## DATA
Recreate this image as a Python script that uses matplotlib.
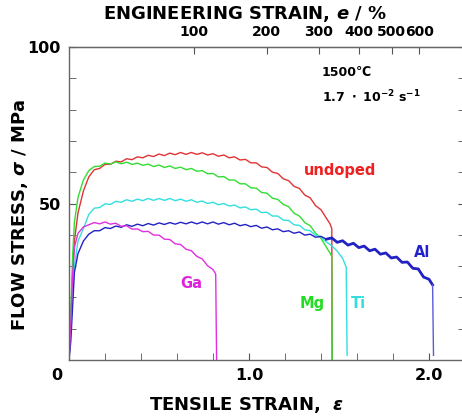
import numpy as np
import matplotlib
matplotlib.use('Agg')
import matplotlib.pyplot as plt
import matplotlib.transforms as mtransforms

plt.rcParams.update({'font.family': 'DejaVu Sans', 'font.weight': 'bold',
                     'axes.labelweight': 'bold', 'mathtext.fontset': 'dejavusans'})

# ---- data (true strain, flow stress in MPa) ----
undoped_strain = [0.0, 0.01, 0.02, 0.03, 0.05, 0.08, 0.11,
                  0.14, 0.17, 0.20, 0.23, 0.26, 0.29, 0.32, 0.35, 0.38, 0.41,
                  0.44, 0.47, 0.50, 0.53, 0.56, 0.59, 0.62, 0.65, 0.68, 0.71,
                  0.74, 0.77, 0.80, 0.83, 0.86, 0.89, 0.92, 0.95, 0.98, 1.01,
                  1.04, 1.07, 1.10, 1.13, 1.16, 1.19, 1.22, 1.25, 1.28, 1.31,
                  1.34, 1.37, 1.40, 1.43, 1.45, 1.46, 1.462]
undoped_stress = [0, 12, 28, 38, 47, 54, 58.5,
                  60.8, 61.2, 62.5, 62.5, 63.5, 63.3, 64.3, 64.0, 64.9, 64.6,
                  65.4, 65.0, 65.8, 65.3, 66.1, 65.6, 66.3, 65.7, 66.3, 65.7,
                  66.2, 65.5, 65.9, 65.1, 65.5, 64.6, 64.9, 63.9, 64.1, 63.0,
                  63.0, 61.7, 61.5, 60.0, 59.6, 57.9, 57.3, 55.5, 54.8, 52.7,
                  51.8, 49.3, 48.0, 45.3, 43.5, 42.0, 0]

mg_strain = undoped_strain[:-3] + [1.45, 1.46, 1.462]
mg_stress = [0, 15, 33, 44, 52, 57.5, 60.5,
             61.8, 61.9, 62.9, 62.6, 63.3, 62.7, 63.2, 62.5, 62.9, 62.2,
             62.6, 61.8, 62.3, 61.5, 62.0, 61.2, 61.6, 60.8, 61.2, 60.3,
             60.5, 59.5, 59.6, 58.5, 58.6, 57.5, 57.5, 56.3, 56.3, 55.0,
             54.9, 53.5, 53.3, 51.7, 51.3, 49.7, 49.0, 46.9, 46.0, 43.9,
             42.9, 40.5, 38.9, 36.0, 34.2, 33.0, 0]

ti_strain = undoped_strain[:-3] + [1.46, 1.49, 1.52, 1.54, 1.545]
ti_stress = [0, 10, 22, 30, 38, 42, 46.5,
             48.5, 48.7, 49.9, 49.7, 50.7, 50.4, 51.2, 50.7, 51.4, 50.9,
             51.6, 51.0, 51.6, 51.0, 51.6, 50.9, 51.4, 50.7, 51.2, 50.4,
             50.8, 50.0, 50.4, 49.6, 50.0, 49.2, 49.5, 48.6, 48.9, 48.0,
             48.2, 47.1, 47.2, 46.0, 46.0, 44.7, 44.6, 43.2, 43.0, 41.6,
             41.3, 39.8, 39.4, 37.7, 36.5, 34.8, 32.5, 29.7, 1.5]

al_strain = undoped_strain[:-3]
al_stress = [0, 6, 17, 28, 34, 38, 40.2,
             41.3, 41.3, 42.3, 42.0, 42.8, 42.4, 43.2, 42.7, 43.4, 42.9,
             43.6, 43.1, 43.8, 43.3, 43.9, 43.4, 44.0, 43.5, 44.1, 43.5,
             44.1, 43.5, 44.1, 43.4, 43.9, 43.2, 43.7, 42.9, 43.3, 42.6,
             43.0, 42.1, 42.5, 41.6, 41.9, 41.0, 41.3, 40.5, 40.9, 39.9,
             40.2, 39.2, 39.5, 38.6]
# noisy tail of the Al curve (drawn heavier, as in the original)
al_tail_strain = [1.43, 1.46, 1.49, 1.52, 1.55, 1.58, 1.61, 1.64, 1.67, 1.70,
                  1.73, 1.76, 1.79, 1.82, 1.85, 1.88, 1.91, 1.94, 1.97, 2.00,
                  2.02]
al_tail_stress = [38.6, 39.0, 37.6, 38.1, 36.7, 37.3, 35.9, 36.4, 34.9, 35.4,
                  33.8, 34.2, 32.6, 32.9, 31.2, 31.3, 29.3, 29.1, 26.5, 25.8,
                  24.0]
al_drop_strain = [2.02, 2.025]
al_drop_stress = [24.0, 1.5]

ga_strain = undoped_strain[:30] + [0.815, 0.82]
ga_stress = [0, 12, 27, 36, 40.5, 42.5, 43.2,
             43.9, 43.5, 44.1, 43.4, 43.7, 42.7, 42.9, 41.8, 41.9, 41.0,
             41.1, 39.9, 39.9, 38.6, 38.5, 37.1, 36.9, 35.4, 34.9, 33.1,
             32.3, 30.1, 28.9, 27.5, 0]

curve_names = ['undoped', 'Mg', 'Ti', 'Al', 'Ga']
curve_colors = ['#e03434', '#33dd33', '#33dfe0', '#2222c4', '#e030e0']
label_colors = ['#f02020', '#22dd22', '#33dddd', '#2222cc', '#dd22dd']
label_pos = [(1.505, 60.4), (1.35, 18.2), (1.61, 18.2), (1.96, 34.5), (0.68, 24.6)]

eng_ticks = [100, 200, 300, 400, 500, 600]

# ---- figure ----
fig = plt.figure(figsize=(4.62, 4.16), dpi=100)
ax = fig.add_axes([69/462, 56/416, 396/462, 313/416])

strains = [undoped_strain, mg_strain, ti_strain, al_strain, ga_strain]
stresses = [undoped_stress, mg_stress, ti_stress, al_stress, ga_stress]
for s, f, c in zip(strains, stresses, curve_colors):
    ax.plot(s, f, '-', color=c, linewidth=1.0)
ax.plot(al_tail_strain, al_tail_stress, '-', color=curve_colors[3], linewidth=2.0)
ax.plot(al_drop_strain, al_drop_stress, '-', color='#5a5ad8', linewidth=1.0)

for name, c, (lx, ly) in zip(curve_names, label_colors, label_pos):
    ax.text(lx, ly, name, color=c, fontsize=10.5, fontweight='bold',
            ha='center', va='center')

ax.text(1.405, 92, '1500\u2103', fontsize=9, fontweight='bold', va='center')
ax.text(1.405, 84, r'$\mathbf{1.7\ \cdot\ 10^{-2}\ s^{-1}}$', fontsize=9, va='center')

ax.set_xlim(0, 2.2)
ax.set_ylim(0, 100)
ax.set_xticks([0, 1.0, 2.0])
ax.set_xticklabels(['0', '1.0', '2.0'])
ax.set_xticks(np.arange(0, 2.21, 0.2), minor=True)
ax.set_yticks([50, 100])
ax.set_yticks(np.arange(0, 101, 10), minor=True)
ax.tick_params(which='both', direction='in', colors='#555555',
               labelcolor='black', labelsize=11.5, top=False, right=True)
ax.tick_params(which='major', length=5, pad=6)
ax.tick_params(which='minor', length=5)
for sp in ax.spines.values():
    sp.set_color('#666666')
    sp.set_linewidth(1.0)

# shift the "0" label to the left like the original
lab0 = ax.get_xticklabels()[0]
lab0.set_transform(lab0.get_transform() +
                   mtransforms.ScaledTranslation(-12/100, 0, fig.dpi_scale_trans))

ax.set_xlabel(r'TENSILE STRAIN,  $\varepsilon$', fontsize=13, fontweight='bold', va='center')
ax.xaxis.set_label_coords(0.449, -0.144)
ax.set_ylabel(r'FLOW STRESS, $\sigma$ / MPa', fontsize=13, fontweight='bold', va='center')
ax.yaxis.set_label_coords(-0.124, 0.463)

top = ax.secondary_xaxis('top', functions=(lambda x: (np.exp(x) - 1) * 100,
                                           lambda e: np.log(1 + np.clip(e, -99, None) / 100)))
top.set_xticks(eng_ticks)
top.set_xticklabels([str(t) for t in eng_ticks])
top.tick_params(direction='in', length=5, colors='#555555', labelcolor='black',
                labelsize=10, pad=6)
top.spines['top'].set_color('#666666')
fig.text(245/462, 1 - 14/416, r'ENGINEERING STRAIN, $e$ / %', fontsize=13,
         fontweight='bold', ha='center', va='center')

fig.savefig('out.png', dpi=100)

## WRITTEN EXERCISE
Only the lines from the start of the material through the line containing "42.9, 40.5, 38.9, 36.0, 34.2, 33.0, 0]" should be transcribed. Pictures stay out.

## RESULT OF THE EXERCISE
Recreate this image as a Python script that uses matplotlib.
import numpy as np
import matplotlib
matplotlib.use('Agg')
import matplotlib.pyplot as plt
import matplotlib.transforms as mtransforms

plt.rcParams.update({'font.family': 'DejaVu Sans', 'font.weight': 'bold',
                     'axes.labelweight': 'bold', 'mathtext.fontset': 'dejavusans'})

# ---- data (true strain, flow stress in MPa) ----
undoped_strain = [0.0, 0.01, 0.02, 0.03, 0.05, 0.08, 0.11,
                  0.14, 0.17, 0.20, 0.23, 0.26, 0.29, 0.32, 0.35, 0.38, 0.41,
                  0.44, 0.47, 0.50, 0.53, 0.56, 0.59, 0.62, 0.65, 0.68, 0.71,
                  0.74, 0.77, 0.80, 0.83, 0.86, 0.89, 0.92, 0.95, 0.98, 1.01,
                  1.04, 1.07, 1.10, 1.13, 1.16, 1.19, 1.22, 1.25, 1.28, 1.31,
                  1.34, 1.37, 1.40, 1.43, 1.45, 1.46, 1.462]
undoped_stress = [0, 12, 28, 38, 47, 54, 58.5,
                  60.8, 61.2, 62.5, 62.5, 63.5, 63.3, 64.3, 64.0, 64.9, 64.6,
                  65.4, 65.0, 65.8, 65.3, 66.1, 65.6, 66.3, 65.7, 66.3, 65.7,
                  66.2, 65.5, 65.9, 65.1, 65.5, 64.6, 64.9, 63.9, 64.1, 63.0,
                  63.0, 61.7, 61.5, 60.0, 59.6, 57.9, 57.3, 55.5, 54.8, 52.7,
                  51.8, 49.3, 48.0, 45.3, 43.5, 42.0, 0]

mg_strain = undoped_strain[:-3] + [1.45, 1.46, 1.462]
mg_stress = [0, 15, 33, 44, 52, 57.5, 60.5,
             61.8, 61.9, 62.9, 62.6, 63.3, 62.7, 63.2, 62.5, 62.9, 62.2,
             62.6, 61.8, 62.3, 61.5, 62.0, 61.2, 61.6, 60.8, 61.2, 60.3,
             60.5, 59.5, 59.6, 58.5, 58.6, 57.5, 57.5, 56.3, 56.3, 55.0,
             54.9, 53.5, 53.3, 51.7, 51.3, 49.7, 49.0, 46.9, 46.0, 43.9,
             42.9, 40.5, 38.9, 36.0, 34.2, 33.0, 0]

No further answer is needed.